The next DS was John Terlesky. Because of a short shooting schedule (two weeks) and other problems, director Jim Wynorski and Terlesky decided to improvise the film using "a broad outline of the original script and Bugs Bunny cartoons." This DS was suppose to be a "loveable rogue" who helps another princess. The second "Deathstalker" movie is considered the most light hearted of the bunch.
Which brings us to John Allen Nelson as DS number three. He decided to by-pass the "loveable rogue" stuff and instead gave viewers a DS that was "a jerk with a heart of gold mercenary". Unfortunately, as "TV Tropes" pointed out, Nelson "succeeds only in being a jerk." He also treats women yucky, too: he tries to get Princess Carissa into the sack, threatens Princess Elizena with a stick, thinks about assaulting Casisarde after he's tied her up and doesn't appreciate Khorsa's boiled potatoes.
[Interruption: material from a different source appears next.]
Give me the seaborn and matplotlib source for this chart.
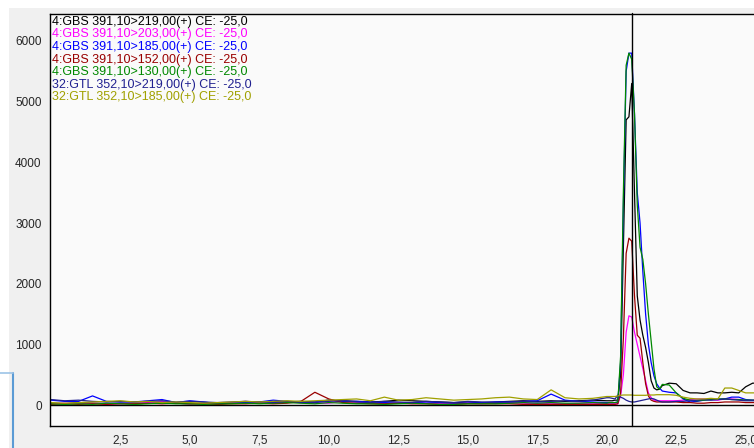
import matplotlib
matplotlib.use("Agg")
from matplotlib import pyplot as plt
from matplotlib.lines import Line2D
from matplotlib.patches import Rectangle
import numpy as np
import pandas as pd
import seaborn as sns

# sampling grid: coarse baseline, fine around the peak, medium tail
time_base = np.arange(0.0, 20.01, 0.5)
time_peak = np.arange(20.1, 22.01, 0.1)
time_tail = np.arange(22.25, 25.51, 0.25)
time_min = np.round(np.concatenate([time_base, time_peak, time_tail]), 2)

trace_names = [
    "4:GBS 391,10>219,00(+) CE: -25,0",
    "4:GBS 391,10>203,00(+) CE: -25,0",
    "4:GBS 391,10>185,00(+) CE: -25,0",
    "4:GBS 391,10>152,00(+) CE: -25,0",
    "4:GBS 391,10>130,00(+) CE: -25,0",
    "32:GTL 352,10>219,00(+) CE: -25,0",
    "32:GTL 352,10>185,00(+) CE: -25,0",
]
trace_colors = ["#000000", "#ff00ff", "#0000ff", "#990000", "#008800", "#202090", "#a0a000"]

gbs_219 = ([30, 20, 40, 30, 20, 30, 20, 30, 40, 30, 20, 30, 20, 30, 40, 50, 60, 50, 60, 50, 80,
            70, 60, 50, 60, 80, 70, 60, 50, 40, 50, 40, 50, 60, 70, 60, 70, 60, 70, 80, 70]
           + [70, 70, 80, 80, 500, 2600, 4700, 4750, 5300, 3500, 1800, 1400, 1150, 950, 700, 400,
              280, 250, 260, 320]
           + [360, 350, 240, 200, 200, 190, 230, 200, 200, 210, 200, 300, 360, 360])
gbs_203 = ([20, 30, 20, 30, 20, 20, 30, 40, 60, 30, 20, 20, 30, 40, 60, 40, 30, 50, 40, 30, 30,
            60, 50, 30, 20, 30, 40, 30, 20, 20, 30, 20, 30, 40, 30, 20, 30, 20, 30, 30, 20]
           + [20, 20, 20, 20, 150, 500, 1200, 1470, 1450, 1200, 1000, 800, 600, 400, 200, 120,
              80, 70, 70, 70]
           + [70, 70, 80, 90, 100, 100, 90, 80, 100, 100, 90, 80, 80, 80])
gbs_185 = ([80, 60, 60, 150, 60, 50, 50, 70, 90, 40, 70, 50, 20, 30, 40, 50, 80, 60, 40, 50, 80,
            60, 60, 50, 40, 30, 40, 50, 40, 30, 30, 40, 50, 50, 60, 70, 180, 80, 60, 50, 40]
           + [40, 40, 40, 50, 700, 3300, 5500, 5800, 5800, 4800, 3500, 3000, 2200, 1500, 1000, 700,
              480, 350, 280, 230]
           + [210, 200, 100, 50, 60, 80, 90, 90, 100, 130, 130, 90, 80, 80])
gbs_152 = ([10, 20, 10, 20, 10, 20, 20, 30, 20, 30, 20, 20, 10, 20, 20, 30, 20, 30, 60, 210, 100,
            40, 30, 20, 20, 30, 20, 20, 10, 10, 20, 20, 20, 20, 10, 10, 10, 10, 10, 10, 10]
           + [10, 10, 10, 20, 200, 1100, 2500, 2750, 2700, 1800, 1150, 1100, 700, 350, 150, 80,
              60, 50, 50, 50]
           + [50, 50, 40, 40, 30, 30, 40, 40, 50, 50, 50, 40, 40, 40])
gbs_130 = ([20, 10, 20, 10, 30, 20, 10, 20, 30, 20, 20, 10, 20, 20, 30, 20, 30, 40, 30, 20, 40,
            30, 20, 20, 10, 20, 30, 20, 10, 10, 20, 20, 20, 30, 40, 30, 40, 30, 30, 40, 30]
           + [40, 40, 40, 50, 800, 3500, 5600, 5800, 5700, 4800, 3300, 2600, 2400, 2000, 1500, 1050,
              600, 300, 260, 340]
           + [330, 200, 110, 80, 70, 80, 90, 100, 100, 90, 90, 80, 80, 80])
gtl_219 = ([90, 70, 80, 60, 50, 60, 50, 60, 70, 50, 60, 50, 40, 50, 60, 50, 40, 60, 50, 40, 60,
            70, 50, 40, 60, 50, 40, 60, 50, 40, 60, 50, 40, 50, 60, 50, 60, 70, 60, 80, 120]
           + [120, 110, 100, 160, 130, 110, 80, 60, 50, 50, 60, 70, 80, 90, 100, 110, 100, 80, 60, 50]
           + [50, 60, 60, 70, 80, 90, 80, 90, 100, 90, 80, 70, 70, 70])
gtl_185 = ([40, 30, 40, 50, 60, 70, 50, 60, 40, 50, 40, 30, 40, 50, 60, 50, 60, 70, 60, 70, 80,
            90, 100, 70, 130, 80, 90, 120, 100, 80, 90, 100, 120, 130, 100, 90, 250, 120, 100, 110, 140]
           + [140, 140, 140, 150, 160, 165, 165, 165, 165, 160, 160, 160, 160, 160, 165, 165, 165,
              170, 170, 170]
           + [170, 160, 130, 110, 100, 100, 110, 100, 280, 280, 240, 200, 200, 200])

trace_values = [gbs_219, gbs_203, gbs_185, gbs_152, gbs_130, gtl_219, gtl_185]
cursor_time = 20.92

y_ticks = [0, 1000, 2000, 3000, 4000, 5000, 6000]
x_ticks = [2.5, 5.0, 7.5, 10.0, 12.5, 15.0, 17.5, 20.0, 22.5, 25.0]
x_tick_labels = ["2,5", "5,0", "7,5", "10,0", "12,5", "15,0", "17,5", "20,0", "22,5", "25,0"]

# long table for seaborn
frames = []
for name, values in zip(trace_names, trace_values):
    frames.append(pd.DataFrame({"time": time_min, "intensity": values, "trace": name}))
df = pd.concat(frames, ignore_index=True)

sns.set_style("white")
plt.rcParams["font.family"] = ["Liberation Sans", "DejaVu Sans"]

fig = plt.figure(figsize=(7.54, 4.48), dpi=100, facecolor="#f0f0f0")
# window chrome around the plot
fig.add_artist(Rectangle((0, 440 / 448), 1, 8 / 448, transform=fig.transFigure,
                         facecolor="white", edgecolor="none"))
fig.add_artist(Rectangle((0, 0), 9 / 754, 1, transform=fig.transFigure,
                         facecolor="white", edgecolor="none"))
fig.add_artist(Line2D([12.5 / 754, 12.5 / 754], [0, 75 / 448], transform=fig.transFigure,
                      color="#5b9bd5", lw=1.5))
fig.add_artist(Line2D([0, 12.5 / 754], [75 / 448, 75 / 448], transform=fig.transFigure,
                      color="#9cc3e6", lw=1.2))

ax = fig.add_axes([50 / 754, 22 / 448, 704 / 754, 412 / 448])
ax.set_facecolor("#fafafa")

sns.lineplot(data=df, x="time", y="intensity", hue="trace", hue_order=trace_names,
             palette=dict(zip(trace_names, trace_colors)), estimator=None, sort=False,
             legend=False, lw=0.9, ax=ax)

ax.axhline(0, color="black", lw=1.0, zorder=1)
ax.axvline(cursor_time, color="black", lw=1.0, zorder=5, clip_on=False, ymax=1.003)

ax.set_xlim(-0.03, 25.3)
ax.set_ylim(-346, 6445)
ax.set_xlabel("")
ax.set_ylabel("")

ax.set_yticks(y_ticks)
ax.set_yticklabels([str(v) for v in y_ticks])
ax.set_yticks(np.arange(-200, 6401, 200), minor=True)
ax.set_xticks(x_ticks)
ax.set_xticklabels(x_tick_labels)
ax.set_xticks(np.arange(0.5, 25.3, 0.5), minor=True)
ax.tick_params(axis="both", which="major", direction="out", length=4.5, width=0.8,
               color="black", labelsize=8.5, pad=1.5)
ax.tick_params(axis="both", which="minor", direction="out", length=2.5, width=0.8,
               color="black")

for side in ["left", "bottom", "top"]:
    ax.spines[side].set_color("black")
    ax.spines[side].set_linewidth(1.0)
ax.spines["right"].set_visible(False)

# coloured trace names in the top left corner
for i, (name, color) in enumerate(zip(trace_names, trace_colors)):
    y_px = 21.7 + i * 12.6
    ax.text(2 / 704, 1 - (y_px - 14) / 412, name, transform=ax.transAxes,
            color=color, fontsize=9, va="center", ha="left")

fig.savefig("out.png", dpi=100, facecolor=fig.get_facecolor())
Sure, he doesn't take Marinda's "innocence", but that doesn't mean he didn't think about it.
John Terlesky returned for "Deathstalker IV: Match of the Titans", which was distinguished by a heavy use of stock footage. No word on the acting, but I'm sure DS was as unlikeable as ever.
Suffice it to say, if your movie is based around an action hero, it helps if the action hero is actually a hero. Even if your flick is low-budget, how much does it cost to make your main character someone people will root for? Regardless of who had the title role, DS was always a self-serving jerk who treated women yucky and was only interested in himself.
The supporting cast matched DS in jerkiness and ham-bone acting.
The two prime offenders here are Thom Christopher as Troxartas and Carla Herd as Princesses Carissa and Elizena.
Christopher must have thought "Deathstalker and the Warriors of Hell" was an important movie, because he plays Troxartas as if he were Richard III. He takes himself soooo seriously you wonder if anybody had the heart to tell him this was a straight-to-video hack job and not an atypical episode of "Masterpiece Theater".
As for Carla Herd, she's the most famous gal to appear in the "Deathstalker" movies--after Barbi Benton, of course, who co-starred in the first "Deathstalker". The important stuff about Carla is she later quit acting (smart move), got a chiropractic degree (smart move) and then married a real estate tycoon named Fred Sands (a really smart move). He, in turn, died and left Herd (now using the name Sands) a fortune. She contributed to Donald Trump's presidential campaign and was rewarded with being appointed our ambassador to Denmark. During her tenure, Carla pushed for the Danes to spend more money on their military. Wanna bet when Carla presented her credentials to the Danish court, she left appearing in "Deathstalker and the Warriors from Hell" off her official resume?
"Are we in Copenhagen yet?": Future Danish ambassador Carla Herd Sands has an appointment with Queen Margrethe II...in 29 years.
Although "Deathstalker and the Warriors from Hell" is in many ways an unpleasant, confusing movie, it's one of the reasons why Junk Cinema is so easy to love. Where else will you find a "Conan the Barbarian" rip-off set in "Europe" that was actually filmed in Mexico, with a jerk hero and the future ambassador to Denmark tagging along? And considering how violent and nudity-friendly the entire "Deathstalker" series is, this entry may be the best of the lot! And if "Deathstalker and the Warriors from Hell" is the best of the lot, how bad could the other flicks be?!
Makes you wonder, doesn't it?
Well, it makes me wonder. Hmmm, I think I sense a future blog post...
Until next time, remember that boiled potatoes are a great side dish and help me SAVE THE MOVIES.
Deathstalker is bummed that he has to go back on the road after "The Warriors from Hell" ends.